Problem details ::
Copy every line of the records below that holds the word "this".

Given records ::
┄┄┄┄┄┄┄┄┄┄

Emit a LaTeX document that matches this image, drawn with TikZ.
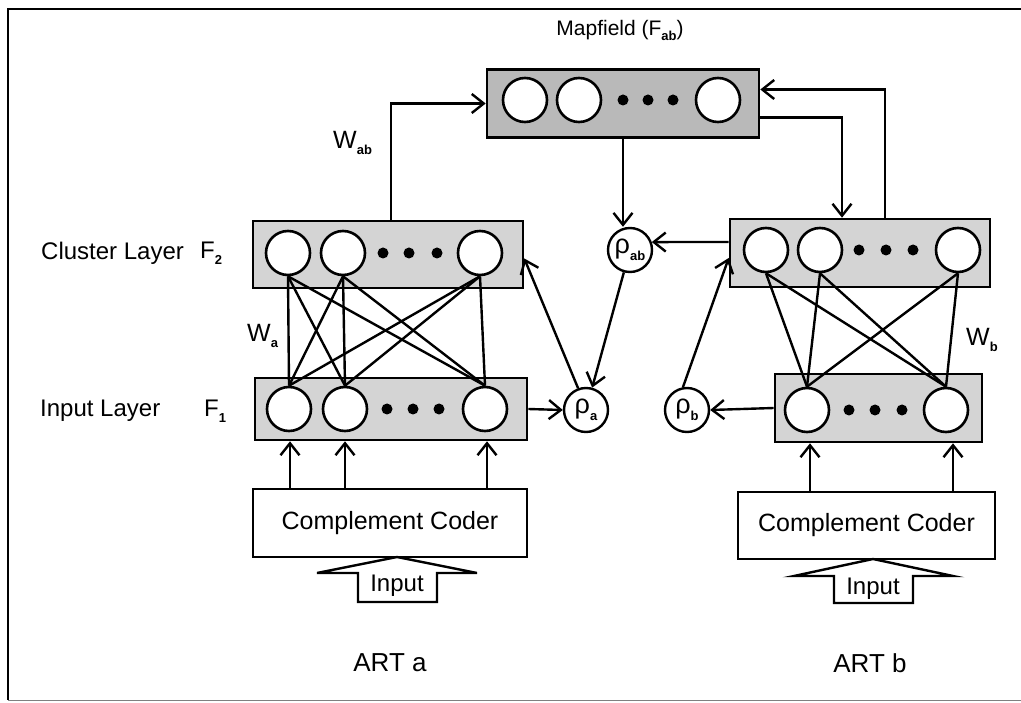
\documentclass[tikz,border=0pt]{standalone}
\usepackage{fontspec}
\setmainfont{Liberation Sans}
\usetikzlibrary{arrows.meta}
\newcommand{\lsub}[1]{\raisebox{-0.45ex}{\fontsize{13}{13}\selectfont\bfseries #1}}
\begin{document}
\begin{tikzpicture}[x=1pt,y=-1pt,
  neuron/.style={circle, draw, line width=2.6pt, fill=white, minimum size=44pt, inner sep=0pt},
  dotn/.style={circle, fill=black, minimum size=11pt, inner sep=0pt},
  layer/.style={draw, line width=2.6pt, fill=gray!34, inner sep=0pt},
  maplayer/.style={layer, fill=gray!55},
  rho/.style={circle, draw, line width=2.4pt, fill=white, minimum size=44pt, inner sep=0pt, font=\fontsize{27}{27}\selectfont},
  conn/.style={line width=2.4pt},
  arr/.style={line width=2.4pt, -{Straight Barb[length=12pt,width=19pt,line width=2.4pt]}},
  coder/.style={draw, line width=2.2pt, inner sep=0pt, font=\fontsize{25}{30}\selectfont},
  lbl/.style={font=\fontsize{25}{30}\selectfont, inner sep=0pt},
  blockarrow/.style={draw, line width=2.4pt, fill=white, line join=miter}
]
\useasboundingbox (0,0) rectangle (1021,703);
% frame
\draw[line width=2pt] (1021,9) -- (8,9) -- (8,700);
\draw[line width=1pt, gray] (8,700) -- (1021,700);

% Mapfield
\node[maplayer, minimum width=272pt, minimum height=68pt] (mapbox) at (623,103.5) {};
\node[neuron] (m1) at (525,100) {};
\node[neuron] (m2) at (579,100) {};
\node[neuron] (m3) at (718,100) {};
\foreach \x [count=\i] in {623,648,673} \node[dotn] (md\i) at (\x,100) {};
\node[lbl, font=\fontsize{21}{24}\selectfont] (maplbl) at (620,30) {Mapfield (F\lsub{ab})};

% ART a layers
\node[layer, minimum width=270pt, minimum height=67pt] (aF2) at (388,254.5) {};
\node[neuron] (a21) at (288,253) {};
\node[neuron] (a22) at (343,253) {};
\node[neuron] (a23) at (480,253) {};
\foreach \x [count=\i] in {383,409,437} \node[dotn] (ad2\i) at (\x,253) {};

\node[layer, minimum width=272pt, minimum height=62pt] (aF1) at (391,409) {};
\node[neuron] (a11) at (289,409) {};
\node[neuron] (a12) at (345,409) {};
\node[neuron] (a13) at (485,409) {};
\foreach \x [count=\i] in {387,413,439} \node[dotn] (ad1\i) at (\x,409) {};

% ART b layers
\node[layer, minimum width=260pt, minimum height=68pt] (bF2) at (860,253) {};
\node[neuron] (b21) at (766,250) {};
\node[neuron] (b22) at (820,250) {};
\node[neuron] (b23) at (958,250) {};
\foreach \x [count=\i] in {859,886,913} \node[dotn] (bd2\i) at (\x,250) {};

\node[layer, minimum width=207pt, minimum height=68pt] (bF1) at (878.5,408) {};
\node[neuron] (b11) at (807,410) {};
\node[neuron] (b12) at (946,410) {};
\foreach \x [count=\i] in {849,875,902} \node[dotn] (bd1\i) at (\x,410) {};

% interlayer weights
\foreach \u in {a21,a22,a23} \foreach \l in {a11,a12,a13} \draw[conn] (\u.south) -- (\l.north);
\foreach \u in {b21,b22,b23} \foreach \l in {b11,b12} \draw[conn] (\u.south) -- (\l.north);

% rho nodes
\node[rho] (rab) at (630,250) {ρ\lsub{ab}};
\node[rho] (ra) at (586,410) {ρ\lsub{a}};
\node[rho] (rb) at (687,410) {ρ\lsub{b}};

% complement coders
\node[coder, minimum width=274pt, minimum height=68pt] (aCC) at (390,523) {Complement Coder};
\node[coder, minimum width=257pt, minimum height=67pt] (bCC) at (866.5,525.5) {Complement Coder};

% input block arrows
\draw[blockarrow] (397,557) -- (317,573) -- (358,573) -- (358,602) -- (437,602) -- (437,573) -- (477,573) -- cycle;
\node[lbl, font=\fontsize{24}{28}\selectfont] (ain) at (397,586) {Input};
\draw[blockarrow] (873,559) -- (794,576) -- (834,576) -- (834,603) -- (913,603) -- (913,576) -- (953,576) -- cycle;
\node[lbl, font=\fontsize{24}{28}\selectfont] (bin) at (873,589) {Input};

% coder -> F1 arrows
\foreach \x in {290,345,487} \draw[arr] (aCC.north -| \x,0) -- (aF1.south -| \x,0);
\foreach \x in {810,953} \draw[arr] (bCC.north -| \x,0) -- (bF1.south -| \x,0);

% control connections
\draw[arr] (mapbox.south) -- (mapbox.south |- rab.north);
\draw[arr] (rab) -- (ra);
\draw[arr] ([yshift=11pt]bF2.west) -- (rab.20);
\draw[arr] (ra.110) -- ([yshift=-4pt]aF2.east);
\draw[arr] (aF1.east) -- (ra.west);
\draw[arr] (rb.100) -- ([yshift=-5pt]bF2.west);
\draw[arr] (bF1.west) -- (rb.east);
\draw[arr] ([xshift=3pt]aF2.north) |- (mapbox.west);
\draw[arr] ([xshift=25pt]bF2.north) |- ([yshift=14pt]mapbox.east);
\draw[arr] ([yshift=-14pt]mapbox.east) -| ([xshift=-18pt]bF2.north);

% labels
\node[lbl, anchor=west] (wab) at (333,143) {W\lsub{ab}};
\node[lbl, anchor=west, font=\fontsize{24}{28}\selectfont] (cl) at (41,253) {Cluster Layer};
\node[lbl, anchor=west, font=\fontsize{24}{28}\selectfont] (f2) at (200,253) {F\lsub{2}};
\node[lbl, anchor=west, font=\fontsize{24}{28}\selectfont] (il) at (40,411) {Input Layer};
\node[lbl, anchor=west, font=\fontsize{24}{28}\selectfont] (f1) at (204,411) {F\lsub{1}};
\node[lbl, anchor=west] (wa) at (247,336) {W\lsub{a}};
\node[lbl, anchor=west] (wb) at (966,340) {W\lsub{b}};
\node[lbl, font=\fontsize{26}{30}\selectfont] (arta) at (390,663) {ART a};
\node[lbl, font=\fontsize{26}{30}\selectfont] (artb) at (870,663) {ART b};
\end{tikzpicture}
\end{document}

┄┄┄┄┄┄┄┄┄┄

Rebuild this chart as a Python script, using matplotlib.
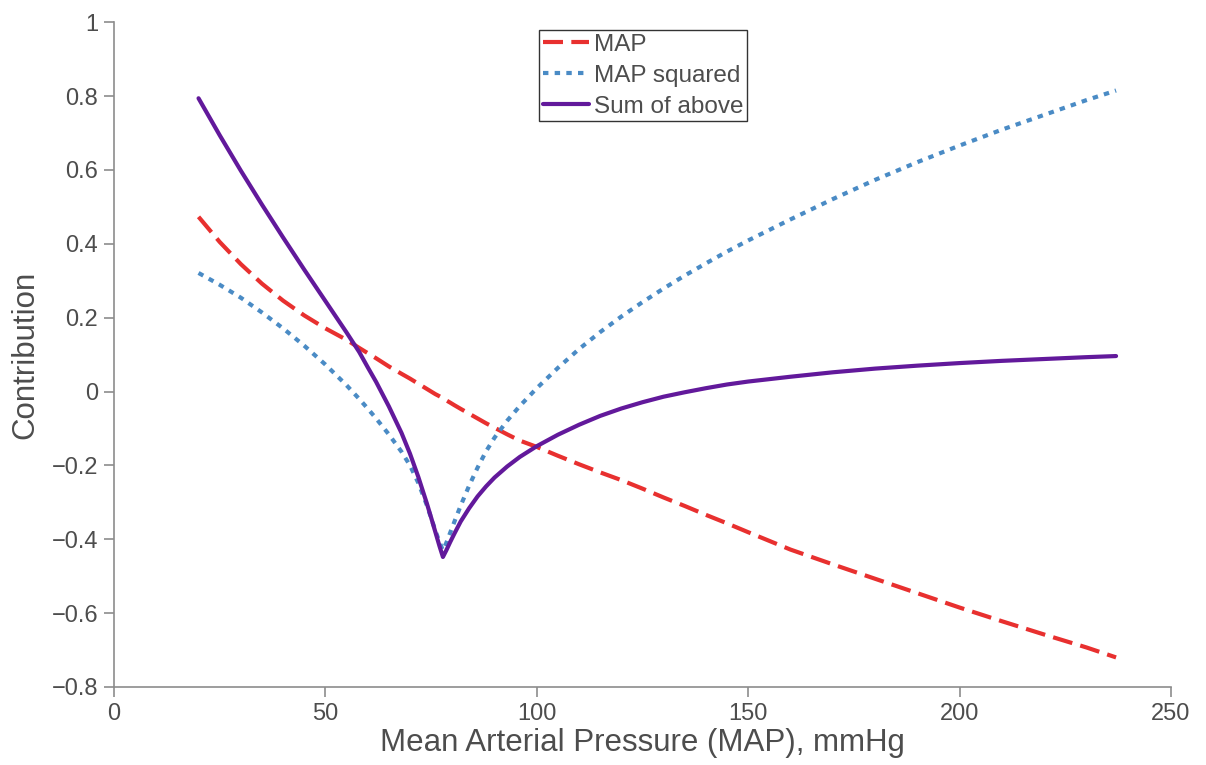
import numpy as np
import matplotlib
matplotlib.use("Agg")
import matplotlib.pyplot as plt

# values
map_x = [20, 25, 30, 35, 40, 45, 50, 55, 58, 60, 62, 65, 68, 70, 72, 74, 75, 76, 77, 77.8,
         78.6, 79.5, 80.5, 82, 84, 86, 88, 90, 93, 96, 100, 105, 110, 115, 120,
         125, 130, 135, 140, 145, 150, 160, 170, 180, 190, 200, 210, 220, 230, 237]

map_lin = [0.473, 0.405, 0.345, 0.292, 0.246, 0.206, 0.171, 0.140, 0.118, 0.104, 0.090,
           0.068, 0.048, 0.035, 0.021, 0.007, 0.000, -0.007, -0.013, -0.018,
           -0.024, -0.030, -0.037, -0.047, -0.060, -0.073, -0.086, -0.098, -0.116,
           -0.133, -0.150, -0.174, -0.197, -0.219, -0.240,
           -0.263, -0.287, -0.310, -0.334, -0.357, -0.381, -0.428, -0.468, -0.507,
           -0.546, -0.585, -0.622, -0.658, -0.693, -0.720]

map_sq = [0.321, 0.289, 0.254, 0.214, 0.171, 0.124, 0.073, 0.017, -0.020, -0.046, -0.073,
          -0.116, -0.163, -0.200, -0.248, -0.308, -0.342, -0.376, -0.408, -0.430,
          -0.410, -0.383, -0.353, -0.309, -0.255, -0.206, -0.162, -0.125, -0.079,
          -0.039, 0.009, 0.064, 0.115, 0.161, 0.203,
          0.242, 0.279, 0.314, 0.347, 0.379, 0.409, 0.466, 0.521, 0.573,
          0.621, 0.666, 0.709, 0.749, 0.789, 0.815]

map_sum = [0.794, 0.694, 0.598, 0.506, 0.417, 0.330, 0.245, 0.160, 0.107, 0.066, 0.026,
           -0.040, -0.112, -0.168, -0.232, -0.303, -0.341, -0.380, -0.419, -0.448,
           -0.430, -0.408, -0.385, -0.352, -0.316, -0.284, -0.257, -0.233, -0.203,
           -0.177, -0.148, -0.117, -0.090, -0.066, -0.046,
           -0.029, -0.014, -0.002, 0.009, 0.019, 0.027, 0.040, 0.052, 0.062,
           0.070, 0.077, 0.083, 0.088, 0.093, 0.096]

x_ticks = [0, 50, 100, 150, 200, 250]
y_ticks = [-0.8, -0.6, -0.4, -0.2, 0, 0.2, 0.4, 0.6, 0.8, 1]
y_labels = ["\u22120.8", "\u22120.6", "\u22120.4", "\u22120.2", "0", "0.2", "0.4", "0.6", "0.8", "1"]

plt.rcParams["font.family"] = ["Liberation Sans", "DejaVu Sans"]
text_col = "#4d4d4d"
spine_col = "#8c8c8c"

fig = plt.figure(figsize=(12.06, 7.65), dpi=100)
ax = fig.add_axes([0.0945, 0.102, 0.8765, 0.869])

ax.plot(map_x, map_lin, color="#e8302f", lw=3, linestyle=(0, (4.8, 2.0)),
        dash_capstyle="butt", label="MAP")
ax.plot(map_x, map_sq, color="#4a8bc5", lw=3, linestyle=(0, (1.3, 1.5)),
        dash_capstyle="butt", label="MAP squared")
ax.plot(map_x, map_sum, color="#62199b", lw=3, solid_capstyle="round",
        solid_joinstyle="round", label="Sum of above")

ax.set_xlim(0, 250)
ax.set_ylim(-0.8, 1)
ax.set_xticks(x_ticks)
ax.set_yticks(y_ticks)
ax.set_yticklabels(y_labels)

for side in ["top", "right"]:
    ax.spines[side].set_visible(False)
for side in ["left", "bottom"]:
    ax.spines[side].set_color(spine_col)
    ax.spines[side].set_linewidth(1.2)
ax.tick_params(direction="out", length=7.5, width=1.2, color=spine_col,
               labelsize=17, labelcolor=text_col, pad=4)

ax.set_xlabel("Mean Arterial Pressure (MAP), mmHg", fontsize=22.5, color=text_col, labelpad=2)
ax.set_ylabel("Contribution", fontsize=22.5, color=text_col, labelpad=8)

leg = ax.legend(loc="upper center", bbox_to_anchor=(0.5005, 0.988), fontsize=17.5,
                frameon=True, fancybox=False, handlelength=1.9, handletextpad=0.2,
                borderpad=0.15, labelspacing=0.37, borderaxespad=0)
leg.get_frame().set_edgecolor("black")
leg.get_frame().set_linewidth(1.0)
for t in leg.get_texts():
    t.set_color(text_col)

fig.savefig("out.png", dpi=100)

┄┄┄┄┄┄┄┄┄┄

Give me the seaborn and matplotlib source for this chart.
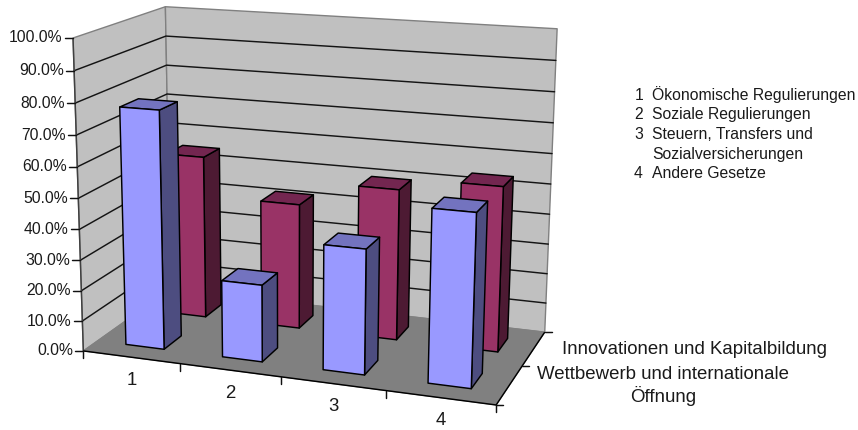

┄┄┄┄┄┄┄┄┄┄

The completed task ::
Emit a LaTeX document that matches this image, drawn with TikZ.
Rebuild this chart as a Python script, using matplotlib.
Give me the seaborn and matplotlib source for this chart.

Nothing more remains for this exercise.